Écrit et réalisé par Adilkhan YERZHANOV – Kazakhstan 2022 1h30mn VOSTF – avec Azamat Nigmanov, Aleksandra Revenko, Nurbek Mukushev…
Du 12/07/23 au 18/07/23
Après le magnifique La Tendre indifférence du monde et le très noir A dark dark man, tous deux sortis sur nos écrans, Adilkan Yerzghanov nous revient avec l’étonnant Assault, dont le titre hommage au film de John Carpenter n’est pas le fruit du hasard. Il s’agit d’évidence d’une référence explicite même si le postulat de départ diffère quelque peu.
Quelque part au milieu d’un espace-temps incertain, en plein cœur du Kazakhstan dans un décor enneigé, se trouve une école. Des hommes armés s’introduisent dans l’établissement avec une facilité déconcertante et prennent en otage une classe. A l’extérieur, devant la situation inhabituelle, vu l’éloignement géographique et la passivité des autorités locales, les adultes s’organisent et décident d’intervenir par leurs propres moyens. Pour cela, ils commencent par s’entraîner et élaborer un plan d’attaque.
Cinéaste prolifique et important de son pays, Adilkan Yerzghanov enchaîne les tournages signant plus de 10 films en moins de 10 ans. Une urgence se dégage de son cinéma viscéral et pourtant distancié, toujours emprunt d’un humour décalé, parfois proche de celui de Takeshi Kitano. Assault ne déroge pas à cette impression. La galerie de bras cassés devant intervenir dans l’école est absolument irrésistible confirmant ses qualités de portraitistes par un sens très sur du détail et de la scénographie. Ce petit théâtre de l’absurde est composé d’un professeur de mathématiques responsable en partie de la prise d’otage, de son ex-femme, d’un chômeur alcoolique, d’un prof de sport qui se la raconte, d’un ancien combattant et de l’idiot du village. On vous laisse deviner quelle est la seule personne qui manie les armes à feu à la perfection.
La singularité du film tient aussi à l’intelligence d’un scénario qui immerge ces figures ubuesques dans une configuration de pur film de genre. Assaut peut se voir comme un détournement ludique, véritable hold-up jouissif, du cinéma d’action américain le plus ouvertement commercial avec un scénario calibré en apparence, jusque dans ses implications douteuses, à savoir une justification de la loi du talion, de l’intervention brutale sans concession, remise en cause in extremis par un plan génial, d’une ambiguïté troublante.
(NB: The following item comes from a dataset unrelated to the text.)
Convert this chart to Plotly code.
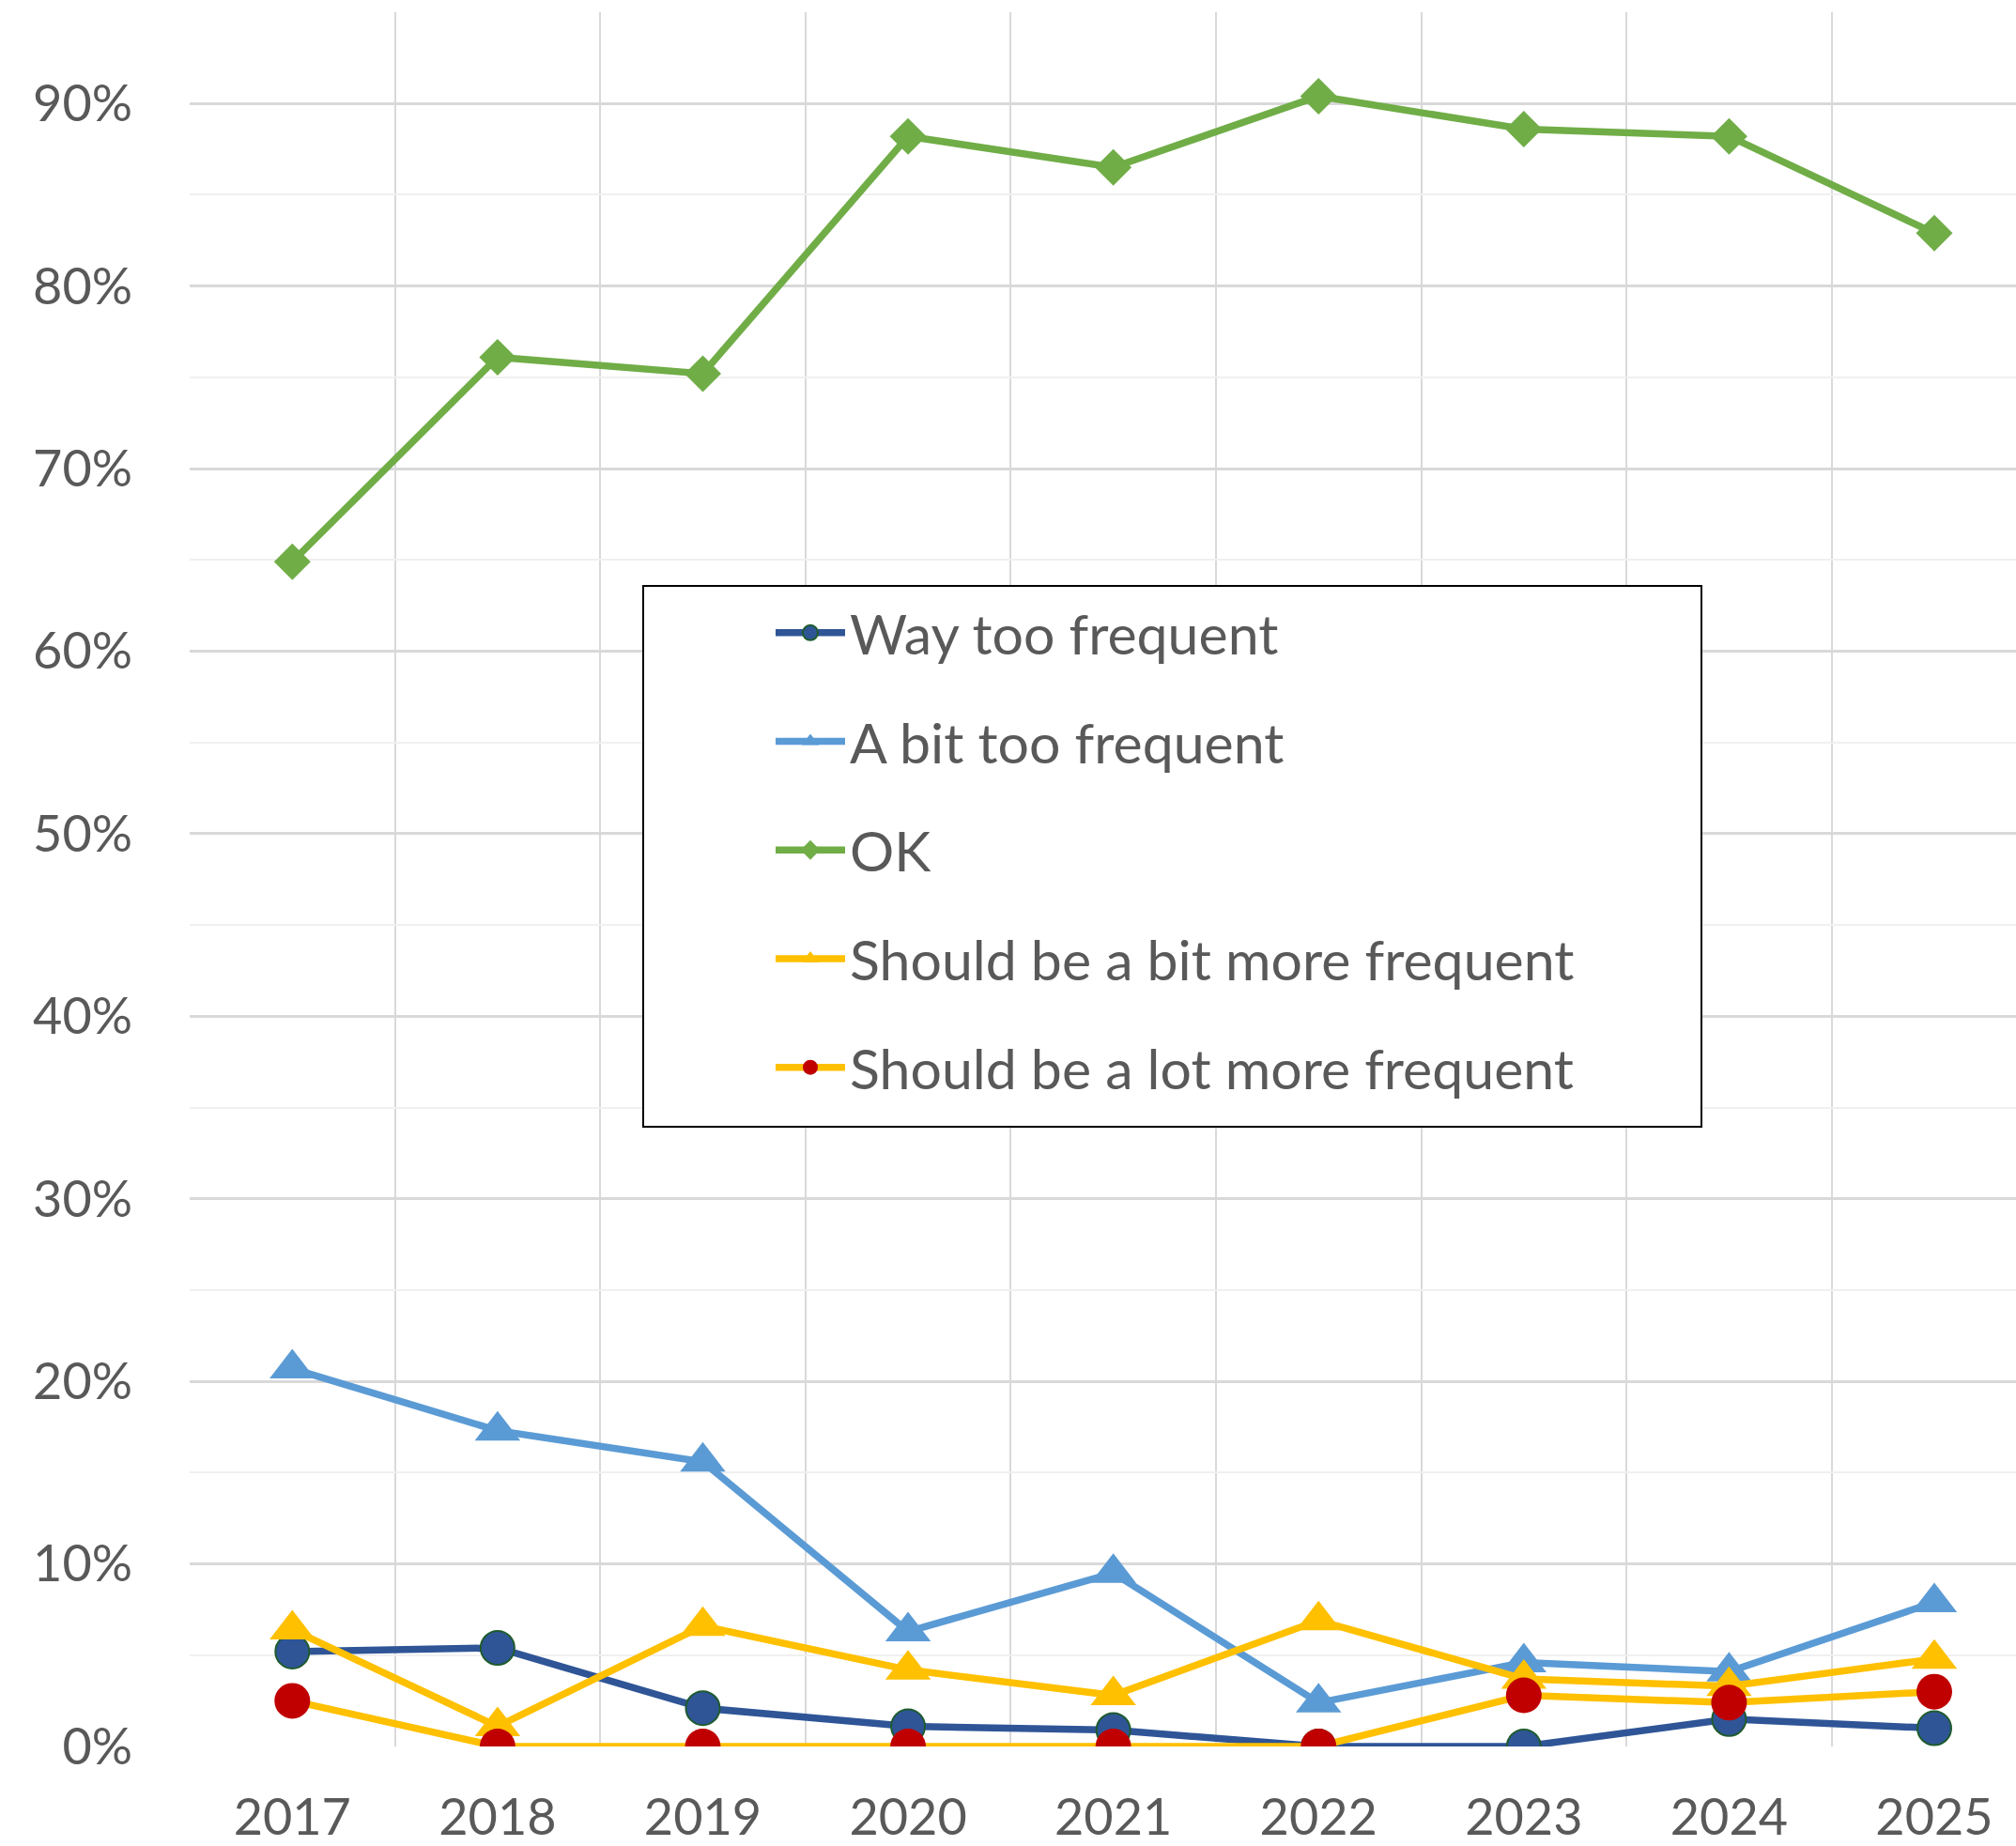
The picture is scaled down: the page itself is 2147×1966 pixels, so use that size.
import plotly.graph_objects as go

years = ["2017", "2018", "2019", "2020", "2021", "2022", "2023", "2024", "2025"]
way_too_frequent = [0.052, 0.054, 0.021, 0.011, 0.009, 0.0, 0.0, 0.015, 0.010]
a_bit_too_frequent = [0.207, 0.173, 0.156, 0.063, 0.095, 0.024, 0.046, 0.041, 0.079]
ok = [0.649, 0.761, 0.752, 0.882, 0.865, 0.904, 0.886, 0.882, 0.829]
bit_more_frequent = [0.064, 0.011, 0.066, 0.042, 0.028, 0.069, 0.037, 0.033, 0.048]
lot_more_frequent = [0.025, 0.0, 0.0, 0.0, 0.0, 0.0, 0.028, 0.024, 0.030]
y_ticks = [0, 0.1, 0.2, 0.3, 0.4, 0.5, 0.6, 0.7, 0.8, 0.9]
y_ticktext = ["0%", "10%", "20%", "30%", "40%", "50%", "60%", "70%", "80%", "90%"]

series = [
    ("Way too frequent", way_too_frequent, "#2F5597", dict(symbol="circle", size=36, color="#2F5597", line=dict(color="#1E5B2E", width=2))),
    ("A bit too frequent", a_bit_too_frequent, "#5B9BD5", dict(symbol="triangle-up", size=42, color="#5B9BD5")),
    ("OK", ok, "#70AD47", dict(symbol="diamond", size=30, color="#70AD47")),
    ("Should be a bit more frequent", bit_more_frequent, "#FFC000", dict(symbol="triangle-up", size=42, color="#FFC000")),
    ("Should be a lot more frequent", lot_more_frequent, "#FFC000", dict(symbol="circle", size=38, color="#C00000")),
]

x_idx = list(range(len(years)))
fig = go.Figure()
for i, (name, vals, lc, mk) in enumerate(series):
    fig.add_trace(go.Scatter(
        x=x_idx, y=vals, name=name, mode="lines+markers",
        line=dict(color=lc, width=7.5), marker=mk, legendgroup=f"g{i}",
    ))

W, H = 2147, 1966
ml, mr, mt, mb = 202, 0, 13, 106
pw = W - ml - mr
ph = H - mt - mb

def px_to_paper_x(px):
    return (px - ml) / pw

def px_to_paper_y(py):
    return (H - mb - py) / ph

fig.add_shape(type="rect", xref="paper", yref="paper",
              x0=px_to_paper_x(685), x1=px_to_paper_x(1812),
              y0=px_to_paper_y(1200), y1=px_to_paper_y(624),
              line=dict(color="black", width=2), fillcolor="white", layer="above")

fig.update_layout(
    width=W, height=H,
    margin=dict(l=ml, r=mr, t=mt, b=mb, autoexpand=False),
    paper_bgcolor="white", plot_bgcolor="white",
    font=dict(family="Lato", size=54, color="#595959"),
    showlegend=True,
    legend=dict(
        x=px_to_paper_x(821), y=px_to_paper_y(629), xanchor="left", yanchor="top",
        bgcolor="rgba(0,0,0,0)", borderwidth=0, tracegroupgap=36, itemwidth=74,
        font=dict(family="Lato", size=59, color="#595959"),
    ),
    xaxis=dict(
        range=[-0.5, 8.398], tickmode="array", tickvals=x_idx, ticktext=years,
        showgrid=False, zeroline=False, showline=False, ticks="", automargin=False,
        ticklabelstandoff=39,
        minor=dict(tickmode="array", tickvals=[k - 0.5 for k in range(10)],
                   showgrid=True, gridcolor="#D9D9D9", gridwidth=2, ticks=""),
    ),
    yaxis=dict(
        range=[0, 0.95], tickmode="array", tickvals=y_ticks, ticktext=y_ticktext,
        showgrid=True, gridcolor="#D9D9D9", gridwidth=3, zeroline=False, automargin=False,
        showline=False, ticks="", ticklabelstandoff=60,
        minor=dict(tickmode="array", tickvals=[0.05, 0.15, 0.25, 0.35, 0.45, 0.55, 0.65, 0.75, 0.85, 0.95],
                   showgrid=True, gridcolor="#F0F0F0", gridwidth=2, ticks=""),
    ),
)

fig.write_html("out.html", config={"displayModeBar": False},
               post_script="document.body.style.margin='0';document.body.style.overflow='hidden';")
Ce jeu de dupe entre proie et prédateur, mis en scène avec une très grande rigueur, magnifiée par une lumière splendide, est aussi un terrible réquisitoire contre la corruption généralisée d’un système vicié. Drôle, désespéré et constamment lucide sur la situation économique et social du pays, le film a aussi le mérite de ne pas contourner son sujet, d’offrir un véritable thriller dynamique et tendu, atteignant son climax lors d’une libération qui impressionne tant par son découpage filmique que par le rythme insufflé. Une réussite totale.